As Iran crisis upends oil and gas, clean energy gets complicated


The turmoil unfolding in the Middle East is sparking the biggest disruption to oil and natural gas markets since Russia’s invasion of Ukraine in 2022.

Qatar shut down the world’s largest liquefied natural gas export facility, Saudi Arabia suspended operations at its biggest oil refinery and tanker traffic through the crucial Strait of Hormuz has all but halted.

And it’s only Day 3. US President Donald Trump has said he intends for the bombardment of Iran to continue for the next four to five weeks. The world currently has an oversupply of oil and gas, but a prolonged conflict would reshape energy markets. 

On the face of it, the unrest and price spikes are another argument for why renewable energy like solar and wind — produced at home and insulated from external tensions — is a more secure bet. But experts warn that the picture is more complicated than that.

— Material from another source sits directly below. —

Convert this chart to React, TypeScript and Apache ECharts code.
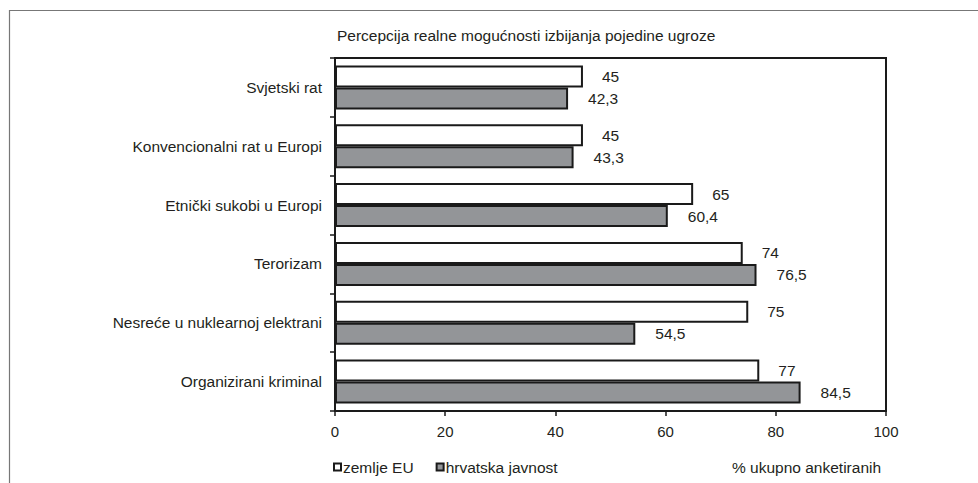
import React, { useEffect, useRef } from "react";
import * as echarts from "echarts";

const categories = [
  "Svjetski rat",
  "Konvencionalni rat u Europi",
  "Etnički sukobi u Europi",
  "Terorizam",
  "Nesreće u nuklearnoj elektrani",
  "Organizirani kriminal",
];
const euValues = [45, 45, 65, 74, 75, 77];
const hrValues = [42.3, 43.3, 60.4, 76.5, 54.5, 84.5];
const seriesNames = ["zemlje EU", "hrvatska javnost"];
const titleText = "Percepcija realne mogućnosti izbijanja pojedine ugroze";
const axisNameText = "% ukupno anketiranih";

const FONT = "'Liberation Sans', Arial, sans-serif";
const TXT = "#231f20";
const FS = 15.5;

export default function App() {
  const ref = useRef<HTMLDivElement>(null);
  useEffect(() => {
    if (!ref.current) return;
    const chart = echarts.init(ref.current, undefined, { renderer: "svg" });
    const fmt = (p: any) => String(p.value).replace(".", ",");
    chart.setOption({
      animation: false,
      backgroundColor: "#fff",
      textStyle: { fontFamily: FONT, color: TXT },
      title: [
        {
          text: titleText,
          left: 337,
          top: 27,
          padding: 0,
          textStyle: { fontSize: FS, fontWeight: "normal", color: TXT, fontFamily: FONT },
        },
        {
          text: axisNameText,
          left: 732,
          top: 459,
          padding: 0,
          textStyle: { fontSize: FS, fontWeight: "normal", color: TXT, fontFamily: FONT },
        },
      ],
      legend: {
        left: 333,
        top: 459,
        padding: 0,
        itemWidth: 7,
        itemHeight: 7,
        itemGap: 22,
        icon: "rect",
        textStyle: { fontSize: FS, color: TXT, fontFamily: FONT, padding: [0, 0, 0, -3] },
        data: seriesNames,
      },
      graphic: [
        {
          type: "polyline",
          silent: true,
          shape: { points: [[9.5, 483], [9.5, 10.5], [978, 10.5]] },
          style: { stroke: "#777", lineWidth: 1.2, fill: null },
        },
      ],
      grid: {
        left: 335,
        right: 92,
        top: 58,
        bottom: 72,
        show: true,
        borderColor: "#1a1a1a",
        borderWidth: 2,
        backgroundColor: "transparent",
      },
      xAxis: {
        type: "value",
        min: 0,
        max: 100,
        interval: 20,
        splitLine: { show: false },
        axisLine: { show: true, lineStyle: { color: "#1a1a1a", width: 2 } },
        axisTick: { show: true, length: 5, lineStyle: { color: "#1a1a1a", width: 1.5 } },
        axisLabel: { fontSize: 15, color: TXT, margin: 13, fontFamily: FONT },
      },
      yAxis: {
        type: "category",
        inverse: true,
        data: categories,
        axisLine: { show: true, lineStyle: { color: "#1a1a1a", width: 2 } },
        axisTick: { show: true, length: 5, lineStyle: { color: "#1a1a1a", width: 1.5 } },
        axisLabel: { fontSize: FS, color: TXT, margin: 13, fontFamily: FONT },
        splitLine: { show: false },
      },
      series: [
        {
          name: seriesNames[0],
          type: "bar",
          data: euValues,
          barWidth: 22,
          barGap: "0%",
          itemStyle: { color: "#ffffff", borderColor: "#1a1a1a", borderWidth: 2 },
          label: {
            show: true,
            position: "right",
            distance: 19,
            fontSize: FS,
            color: TXT,
            fontFamily: FONT,
            formatter: fmt,
          },
        },
        {
          name: seriesNames[1],
          type: "bar",
          data: hrValues,
          barWidth: 22,
          barGap: "0%",
          itemStyle: { color: "#939598", borderColor: "#1a1a1a", borderWidth: 2 },
          label: {
            show: true,
            position: "right",
            distance: 20,
            fontSize: FS,
            color: TXT,
            fontFamily: FONT,
            formatter: fmt,
          },
        },
      ],
    });
    return () => chart.dispose();
  }, []);
  return (
    <div
      ref={ref}
      style={{ position: "fixed", left: 0, top: 0, width: 978, height: 483 }}
    />
  );
}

“High oil and gas prices are in principle good news for alternative technologies because they make them more competitive,” said Thijs Van de Graaf, energy fellow at the Brussels Institute for Geopolitics. “It becomes more attractive to put in place solar panels, heat pumps and other technologies that could lower reliance on gas.”

But the calculation is not straightforward, warned David Hostert, global head of economics and modeling at BloombergNEF. Higher energy prices could spark inflation, leading central banks to raise interest rates and make it more expensive to deploy clean energy, especially since the industry is so capital intensive and sensitive to borrowing costs. 

That makes fossil-fuel disruption “a bit of a Rorschach test of what you want to see,” Hostert said. “If you’re an oil and gas producing country, you might say ‘Oh this is the reason why we should fall back on our domestic resources.’ And for others it might be ‘Okay, this is why we should cut dependence on fossil-fuel imports and electrify our economy with renewables.’”

For many Asian nations, losing access to shipments of oil and gas could deal serious damage to their economies. Beijing has called for an immediate ceasefire and some buyers in the region are asking suppliers outside the Middle East for early LNG deliveries to cover potential gaps in March shipments. 

“Asian policymakers will look at this and be less encouraged to go down the gas route,” said Kingsmill Bond, an energy strategist at the think tank Ember in London. “The longer this conflict lasts, the higher the pressure will be to find alternative solutions.” 

In countries that have plenty of coal in the ground, such as China and India, the dirtiest fossil fuel could be a quick and cheap way to replace some imported gas. 

That said, many developing countries are already quickly deploying green solutions as they get cheaper and more accessible, though higher oil and gas prices could present a new hurdle.

It would tighten government spending and limit funding of clean technologies that depend on subsidies to compete with dirtier alternatives, said Antony Froggatt, director for energy and climate at Transport and Environment, a think tank. 

“We are highly dependent on the price of energy in terms of our overall economies and high prices do increase some of the challenges,” Froggatt said. “Because energy is the lifeblood of our economies, the more you can produce domestically, the more secure it is.”

The European Union has already seen the benefit of pivoting to renewables after Russia’s invasion of Ukraine, though it also sought alternative sources of gas which are now under threat. Between 2019 and 2024, EU countries installed enough wind and solar capacity to avoid burning 92 billion cubic meters of gas and 55 million tons of hard coal in 2024, according to Agora Energiewende.

“We’ve had tangible results,” said Frauke Thies, the think tank’s Europe director. “It was thanks to renewables that Europe wasn’t hit harder by the last energy crisis.”